Simulated LGM annual (ANN) and seasonal (JJA, DJF) d (‰, left) and precipitation (mm/day, middle left) and jet speed (m/s, middle right) anomalies and Greenland precipitation source region anomalies (right). VSDs are unitless probability density functions normalized by the maximum probability density. The Greenland region (70–80°N, 35–45°W) encompasses both GRIP and NGRIP ice core sites.

[44] The largest discrepancies in ∆Tsource comparisons for Greenland sites occur during the boreal summer months.
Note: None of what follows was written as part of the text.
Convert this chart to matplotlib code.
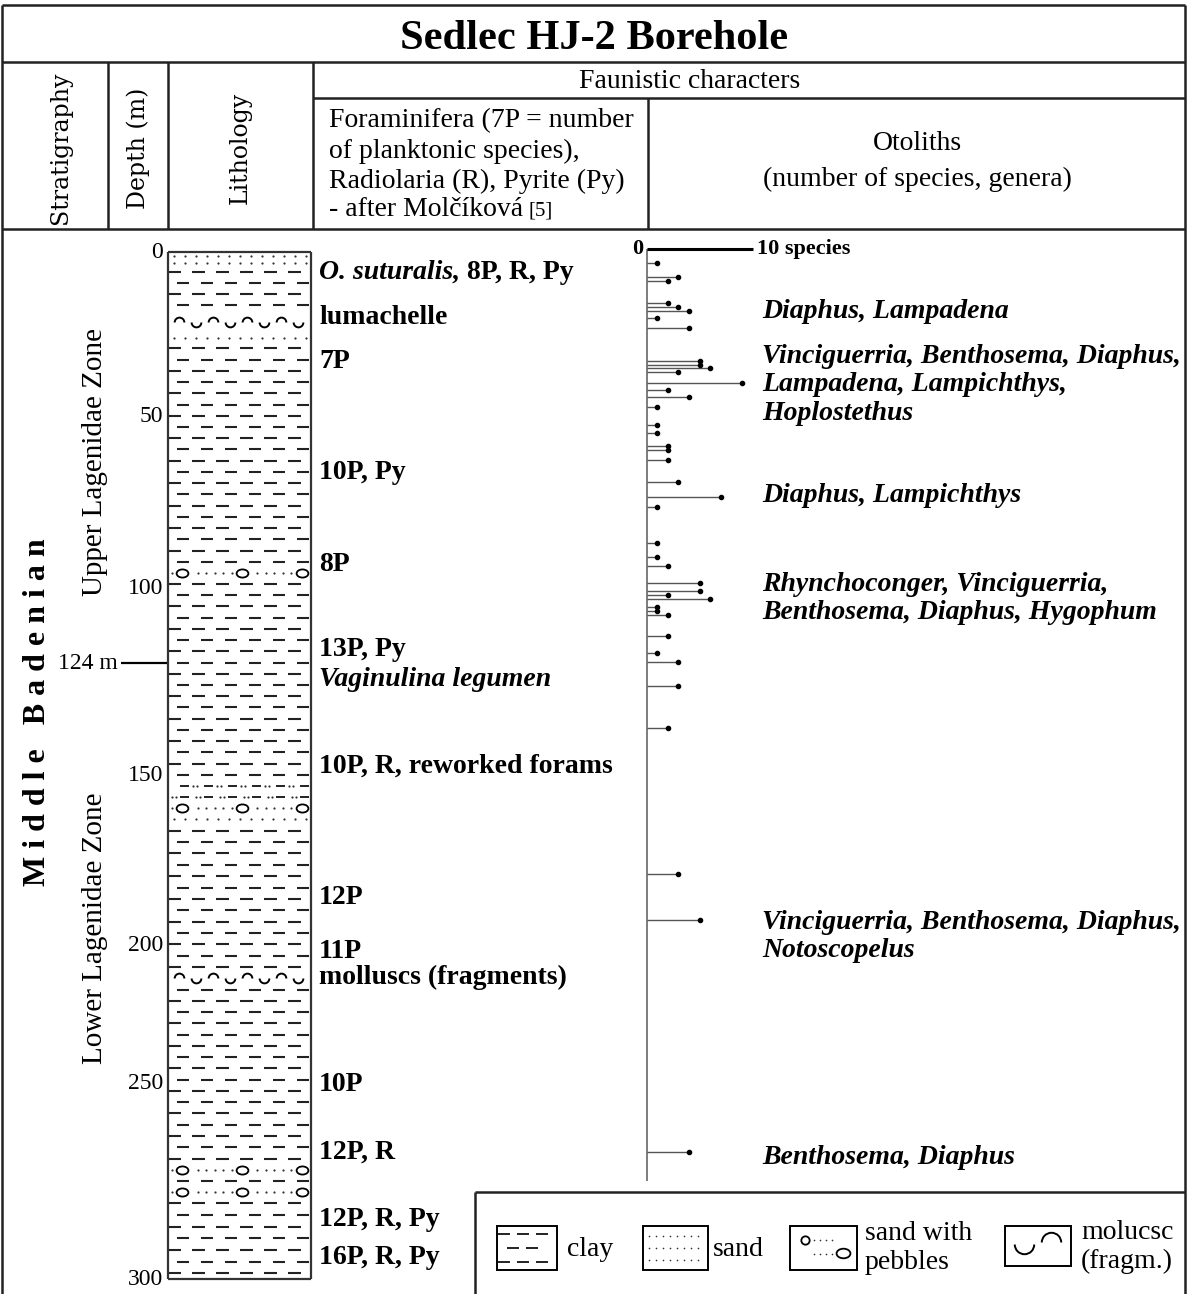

The importance of the seasonal intermittency of precipitation for isotopic variability over high-latitude sites is well noted, although poorly constrained for LGM climates [Masson-Delmotte et al., 2005a, 2008). Glacial conditions inhibit winter snowfall due to both circulation changes in response to the Laurentide Ice Sheet and altered thermal oceanic gradients. Simulated dry glacial winters may result from a shift toward more zonal circulation patterns that preclude onshore advection to Greenland and reduce the contribution of strongly isotopically depleted precipitation to the annual total [Jouzel et al., 2007]. In addition, there is a substantial increase in the continentality of central Greenland during the LGM [Otto-Bliesner et al., 2007; MARGO Project Members, 2009). This includes a simulated 4–8° (1–2 gridbox) latitudinal LGM expansion southward of sea ice in the North Atlantic in the wintertime and an annual average simulated increase in NH horizontal snow and sea-ice coverage of ~10%. Simulated LGM winter precipitation comprises less than 15% of the annual total to GRIP and NGRIP, and the seasonal cycle of precipitation is accentuated at this time relative to the control simulation.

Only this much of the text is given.